Nicholas Schweizer, the executive director of the state board, said Mitchell's request was to ask the attorney general to investigate the entire situation that occurred in Compton, not solely allegations made on behalf of either group. “The state board is not taking sides in this dispute,” Schweizer clarified.

Mitchell's requests also asks the attorney general to determine whether there have been any violations of civil rights or other laws, and to take whatever action is deemed necessary and appropriate.

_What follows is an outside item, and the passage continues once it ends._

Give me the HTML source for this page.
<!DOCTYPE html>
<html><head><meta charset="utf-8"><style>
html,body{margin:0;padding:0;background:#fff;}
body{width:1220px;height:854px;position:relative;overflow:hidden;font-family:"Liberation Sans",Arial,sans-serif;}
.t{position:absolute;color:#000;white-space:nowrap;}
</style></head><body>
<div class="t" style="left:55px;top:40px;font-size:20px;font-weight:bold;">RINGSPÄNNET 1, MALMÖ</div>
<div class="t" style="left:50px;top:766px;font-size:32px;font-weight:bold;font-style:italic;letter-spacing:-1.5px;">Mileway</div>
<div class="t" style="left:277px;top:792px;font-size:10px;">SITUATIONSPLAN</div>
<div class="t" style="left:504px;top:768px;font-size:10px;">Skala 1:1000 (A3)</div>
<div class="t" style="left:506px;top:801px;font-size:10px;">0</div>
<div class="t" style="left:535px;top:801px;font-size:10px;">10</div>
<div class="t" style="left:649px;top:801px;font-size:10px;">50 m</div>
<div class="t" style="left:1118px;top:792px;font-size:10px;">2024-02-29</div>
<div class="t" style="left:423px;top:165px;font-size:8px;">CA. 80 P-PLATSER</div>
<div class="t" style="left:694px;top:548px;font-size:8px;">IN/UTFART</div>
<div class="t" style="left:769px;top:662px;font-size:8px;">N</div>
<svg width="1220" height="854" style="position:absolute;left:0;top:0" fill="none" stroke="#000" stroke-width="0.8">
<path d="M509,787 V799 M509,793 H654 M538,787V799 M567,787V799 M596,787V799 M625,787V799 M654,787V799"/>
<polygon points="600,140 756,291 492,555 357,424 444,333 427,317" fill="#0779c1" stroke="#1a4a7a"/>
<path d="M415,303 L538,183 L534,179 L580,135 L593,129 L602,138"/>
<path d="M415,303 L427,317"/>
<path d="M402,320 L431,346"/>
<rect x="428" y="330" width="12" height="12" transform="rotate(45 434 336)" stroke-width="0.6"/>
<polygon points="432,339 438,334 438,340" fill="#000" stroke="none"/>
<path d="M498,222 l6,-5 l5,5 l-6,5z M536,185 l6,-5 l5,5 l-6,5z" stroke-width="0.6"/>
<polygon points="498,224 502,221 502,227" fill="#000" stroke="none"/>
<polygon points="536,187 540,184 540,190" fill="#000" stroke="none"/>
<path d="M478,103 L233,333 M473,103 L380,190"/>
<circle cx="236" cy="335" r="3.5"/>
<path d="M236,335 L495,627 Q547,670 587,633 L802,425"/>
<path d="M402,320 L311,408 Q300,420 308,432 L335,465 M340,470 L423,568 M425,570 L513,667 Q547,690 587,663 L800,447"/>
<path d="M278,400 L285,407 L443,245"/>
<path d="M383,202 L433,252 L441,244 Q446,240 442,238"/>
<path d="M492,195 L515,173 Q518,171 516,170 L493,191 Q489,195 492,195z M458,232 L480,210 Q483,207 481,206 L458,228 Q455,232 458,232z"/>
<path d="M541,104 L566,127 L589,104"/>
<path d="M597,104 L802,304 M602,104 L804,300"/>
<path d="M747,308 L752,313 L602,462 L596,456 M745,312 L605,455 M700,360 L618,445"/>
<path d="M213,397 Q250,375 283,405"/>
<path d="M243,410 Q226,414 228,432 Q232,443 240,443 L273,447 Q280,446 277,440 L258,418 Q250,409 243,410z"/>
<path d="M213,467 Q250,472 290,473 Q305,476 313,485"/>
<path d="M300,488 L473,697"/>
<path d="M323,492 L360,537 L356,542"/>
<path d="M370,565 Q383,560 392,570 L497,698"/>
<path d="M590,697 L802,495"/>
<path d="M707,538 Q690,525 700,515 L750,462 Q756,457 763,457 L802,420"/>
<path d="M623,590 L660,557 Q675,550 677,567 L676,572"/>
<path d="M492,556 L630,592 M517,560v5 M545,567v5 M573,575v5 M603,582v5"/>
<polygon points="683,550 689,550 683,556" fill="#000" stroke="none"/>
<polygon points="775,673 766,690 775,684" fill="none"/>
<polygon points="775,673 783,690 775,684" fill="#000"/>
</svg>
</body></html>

Asked if she thought the controversy in Compton would thwart efforts in Venice and Mar Vista for a charter school, Einstein, whose four daughters attend Walgrove Elementary School in Mar Vista, responded, “I don't have any worries that this will affect our ability to start a charter school. I don't think that there will be any kind of backlash.”

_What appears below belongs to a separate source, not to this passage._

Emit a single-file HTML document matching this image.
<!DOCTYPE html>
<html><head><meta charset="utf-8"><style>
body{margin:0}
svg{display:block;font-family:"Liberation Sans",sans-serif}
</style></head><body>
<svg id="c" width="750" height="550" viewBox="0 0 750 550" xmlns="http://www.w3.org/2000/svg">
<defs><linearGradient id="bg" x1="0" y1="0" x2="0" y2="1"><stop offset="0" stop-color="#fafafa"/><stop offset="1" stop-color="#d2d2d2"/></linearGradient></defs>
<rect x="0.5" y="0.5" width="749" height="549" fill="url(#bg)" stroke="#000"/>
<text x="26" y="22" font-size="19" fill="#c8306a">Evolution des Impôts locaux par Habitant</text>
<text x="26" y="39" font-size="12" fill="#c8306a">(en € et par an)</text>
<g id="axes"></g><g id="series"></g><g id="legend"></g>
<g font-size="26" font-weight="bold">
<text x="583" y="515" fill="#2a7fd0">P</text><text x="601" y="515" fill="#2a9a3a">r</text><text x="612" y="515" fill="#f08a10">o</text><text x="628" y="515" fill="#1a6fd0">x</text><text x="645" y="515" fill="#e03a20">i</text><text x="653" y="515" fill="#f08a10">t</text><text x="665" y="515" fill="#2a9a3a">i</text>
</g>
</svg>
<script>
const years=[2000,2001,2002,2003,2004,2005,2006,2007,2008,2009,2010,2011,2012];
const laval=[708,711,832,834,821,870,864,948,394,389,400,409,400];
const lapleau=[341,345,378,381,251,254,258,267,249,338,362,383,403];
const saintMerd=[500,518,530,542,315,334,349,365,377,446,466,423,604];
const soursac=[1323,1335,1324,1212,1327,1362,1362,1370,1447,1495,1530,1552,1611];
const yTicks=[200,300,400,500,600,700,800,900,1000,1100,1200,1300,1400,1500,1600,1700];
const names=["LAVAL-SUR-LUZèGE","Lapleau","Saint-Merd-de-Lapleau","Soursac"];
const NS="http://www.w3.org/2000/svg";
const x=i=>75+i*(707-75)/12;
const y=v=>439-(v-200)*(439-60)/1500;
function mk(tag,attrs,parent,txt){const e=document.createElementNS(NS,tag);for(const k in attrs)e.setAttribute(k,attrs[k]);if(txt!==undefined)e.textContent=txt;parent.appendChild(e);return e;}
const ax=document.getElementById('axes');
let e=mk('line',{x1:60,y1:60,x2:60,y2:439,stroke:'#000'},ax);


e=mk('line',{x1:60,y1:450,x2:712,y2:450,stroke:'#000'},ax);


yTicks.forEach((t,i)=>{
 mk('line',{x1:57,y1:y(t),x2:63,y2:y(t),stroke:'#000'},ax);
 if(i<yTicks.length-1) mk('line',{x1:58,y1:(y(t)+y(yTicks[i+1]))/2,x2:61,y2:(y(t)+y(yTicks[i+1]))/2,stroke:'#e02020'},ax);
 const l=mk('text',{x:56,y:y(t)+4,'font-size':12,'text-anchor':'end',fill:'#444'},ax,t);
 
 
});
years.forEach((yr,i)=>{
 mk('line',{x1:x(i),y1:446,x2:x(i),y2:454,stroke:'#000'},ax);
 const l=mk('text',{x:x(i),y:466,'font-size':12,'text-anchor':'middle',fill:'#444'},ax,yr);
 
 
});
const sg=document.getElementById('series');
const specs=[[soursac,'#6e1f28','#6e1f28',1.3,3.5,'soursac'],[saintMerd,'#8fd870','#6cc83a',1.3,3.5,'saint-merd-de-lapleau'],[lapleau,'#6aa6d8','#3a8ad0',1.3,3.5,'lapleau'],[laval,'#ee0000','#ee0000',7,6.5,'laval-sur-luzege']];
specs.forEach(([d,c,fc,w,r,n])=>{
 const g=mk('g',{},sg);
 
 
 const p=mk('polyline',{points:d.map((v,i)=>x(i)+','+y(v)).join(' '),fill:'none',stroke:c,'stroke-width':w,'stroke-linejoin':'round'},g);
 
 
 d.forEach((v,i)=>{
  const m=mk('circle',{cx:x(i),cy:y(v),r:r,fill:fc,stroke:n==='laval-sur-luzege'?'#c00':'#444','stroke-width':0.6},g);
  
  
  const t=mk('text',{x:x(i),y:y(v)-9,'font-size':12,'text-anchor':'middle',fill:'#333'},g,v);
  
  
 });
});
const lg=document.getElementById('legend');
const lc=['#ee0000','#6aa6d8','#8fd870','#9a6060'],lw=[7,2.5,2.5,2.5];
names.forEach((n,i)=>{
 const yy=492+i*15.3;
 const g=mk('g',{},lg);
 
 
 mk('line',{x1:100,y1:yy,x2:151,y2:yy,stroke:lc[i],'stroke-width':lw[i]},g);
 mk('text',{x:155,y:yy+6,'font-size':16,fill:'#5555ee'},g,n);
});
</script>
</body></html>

Rose agrees. “Parents have been working very hard on the Westside for change,” he said. “The only common thread between what happened in Compton and here is that parents are standing up to demand better schools for their kids.”

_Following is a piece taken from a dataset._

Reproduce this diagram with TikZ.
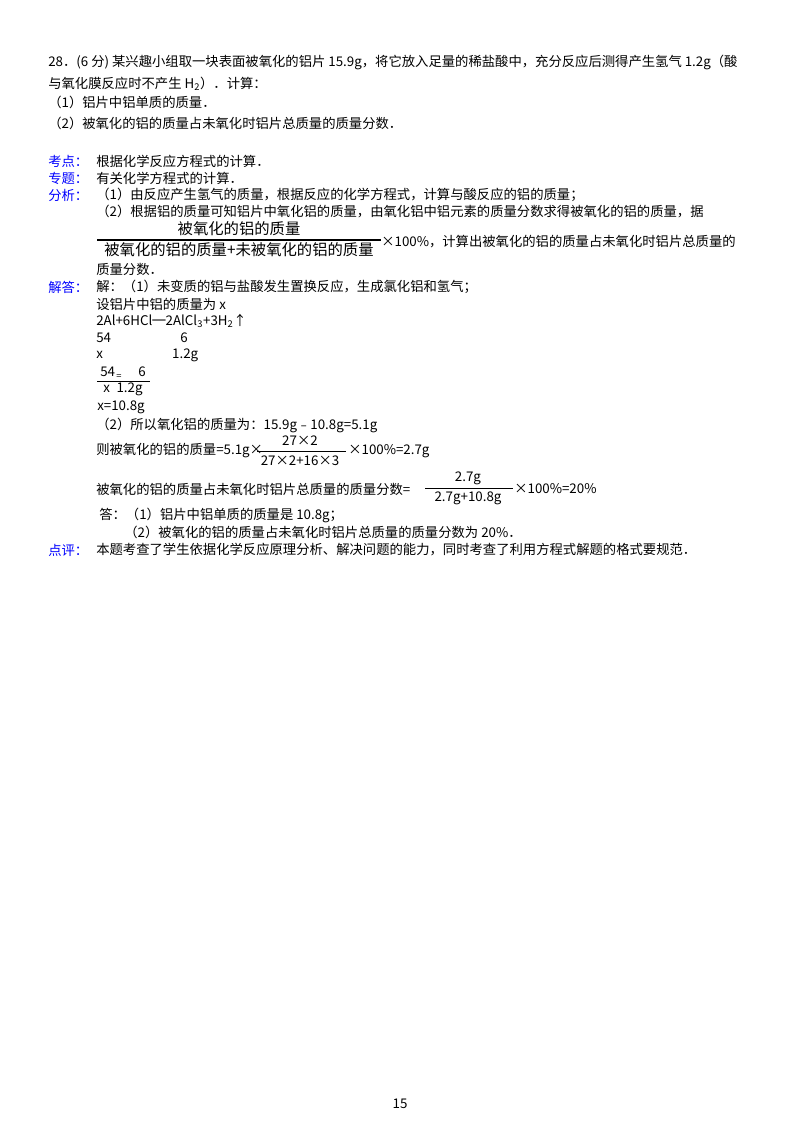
\documentclass[tikz,border=0pt]{standalone}
\usepackage{fontspec}
\setmainfont{Liberation Serif}
\newfontfamily\cjk{Noto Sans CJK SC}
\begin{document}
\begin{tikzpicture}[x=0.75pt,y=-0.75pt,
  t/.style={anchor=west,inner sep=0pt,font=\cjk\fontsize{10}{12}\selectfont},
  lab/.style={t,text=blue},
  fr/.style={inner sep=0pt,font=\cjk\fontsize{10}{12}\selectfont}]
\useasboundingbox (0,0) rectangle (800,1132);
\node[t] (l1) at (48,62) {28．(6 分) 某兴趣小组取一块表面被氧化的铝片 15.9g，将它放入足量的稀盐酸中，充分反应后测得产生氢气 1.2g（酸};
\node[t] (l2) at (48,84) {与氧化膜反应时不产生 H\textsubscript{2}）．计算：};
\node[t] (l3) at (48,102) {（1）铝片中铝单质的质量．};
\node[t] (l4) at (48,123) {（2）被氧化的铝的质量占未氧化时铝片总质量的质量分数．};
\node[lab] (k1) at (48,161) {考点：};
\node[t] (k1t) at (96,161) {根据化学反应方程式的计算．};
\node[lab] (k2) at (48,178) {专题：};
\node[t] (k2t) at (96,178) {有关化学方程式的计算．};
\node[lab] (k3) at (48,195) {分析：};
\node[t] (a1) at (96,195) {（1）由反应产生氢气的质量，根据反应的化学方程式，计算与酸反应的铝的质量；};
\node[t] (a2) at (96,212) {（2）根据铝的质量可知铝片中氧化铝的质量，由氧化铝中铝元素的质量分数求得被氧化的铝的质量，据};
\node[fr] (fn1) at (239,229) {\fontsize{11.5}{13}\selectfont 被氧化的铝的质量};
\node[fr] (fd1) at (239,250) {\fontsize{11.5}{13}\selectfont 被氧化的铝的质量+未被氧化的铝的质量};
\draw[line width=0.8pt] (97,240) -- (381,240);
\node[t] (a3) at (381,242) {×100\%，计算出被氧化的铝的质量占未氧化时铝片总质量的};
\node[t] (a4) at (96,269) {质量分数．};
\node[lab] (k4) at (48,287) {解答：};
\node[t] (s1) at (96,287) {解：（1）未变质的铝与盐酸发生置换反应，生成氯化铝和氢气；};
\node[t] (s2) at (96,304) {设铝片中铝的质量为 x};
\node[t] (s3) at (96,321) {2Al+6HCl═2AlCl\textsubscript{3}+3H\textsubscript{2}↑};
\node[t] (s4) at (96,338) {54\hspace{52pt}6};
\node[t] (s5) at (96,355) {x\hspace{52pt}1.2g};
\node[t] (f2n) at (100,372) {54};
\node[t] (f2m) at (138,372) {6};
\node[t] (f2d) at (103,389) {x\hspace{5pt}1.2g};
\node[t,font=\cjk\fontsize{7}{8}\selectfont] (eq) at (116,377) {=};
\draw (97,381) -- (150,381);
\node[t] (s6) at (97,407) {x=10.8g};
\node[t] (s7) at (96,425) {（2）所以氧化铝的质量为：15.9g﹣10.8g=5.1g};
\node[t] (s8a) at (96,451) {则被氧化的铝的质量=5.1g×};
\node[fr] (f3n) at (300,441) {27×2};
\node[fr] (f3d) at (300,461) {27×2+16×3};
\draw (257,451) -- (346,451);
\node[t] (s8b) at (348,451) {×100\%=2.7g};
\node[t] (s9a) at (96,489) {被氧化的铝的质量占未氧化时铝片总质量的质量分数=};
\node[fr] (f4n) at (468,478) {2.7g};
\node[fr] (f4d) at (468,498) {2.7g+10.8g};
\draw (425,488) -- (513,488);
\node[t] (s9b) at (514,489) {×100\%=20\%};
\node[t] (s10) at (99,515) {答：（1）铝片中铝单质的质量是 10.8g；};
\node[t] (s11) at (124,532) {（2）被氧化的铝的质量占未氧化时铝片总质量的质量分数为 20\%．};
\node[lab] (k5) at (48,550) {点评：};
\node[t] (s12) at (96,550) {本题考查了学生依据化学反应原理分析、解决问题的能力，同时考查了利用方程式解题的格式要规范．};
\node[fr] (pg) at (400,1104) {15};
\end{tikzpicture}
\end{document}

Zimmer also welcomes the investigation and thinks that it might yield some interesting information. “I think that when you have a radically new public policy like the parent trigger law, the more eyes that are carefully examining how it's playing out could lead to a better law,” he said.

Duffy says he hopes the investigation is not only a cursory probe. “I hope that it goes very deep,” he said. “It's about time the public saw what's going on, which is an effort to siphon away the best students to charter schools.”

In February after the advisory vote on the Public School Choice Initiative, Zimmer made a statement that could shed light on why the two sides appear to be locked in an education reform struggle that has at times resembled warfare.

“When you declare war on people, you have to expect them to act like combatants,” Zimmer stated. “UTLA is acting like a combatant, and when you declare war on someone it is unrealistic to expect them to act in a different way.

“I had hoped that the Parent Revolution would have forged a different path, but they showed no willingness or openness for a different path.”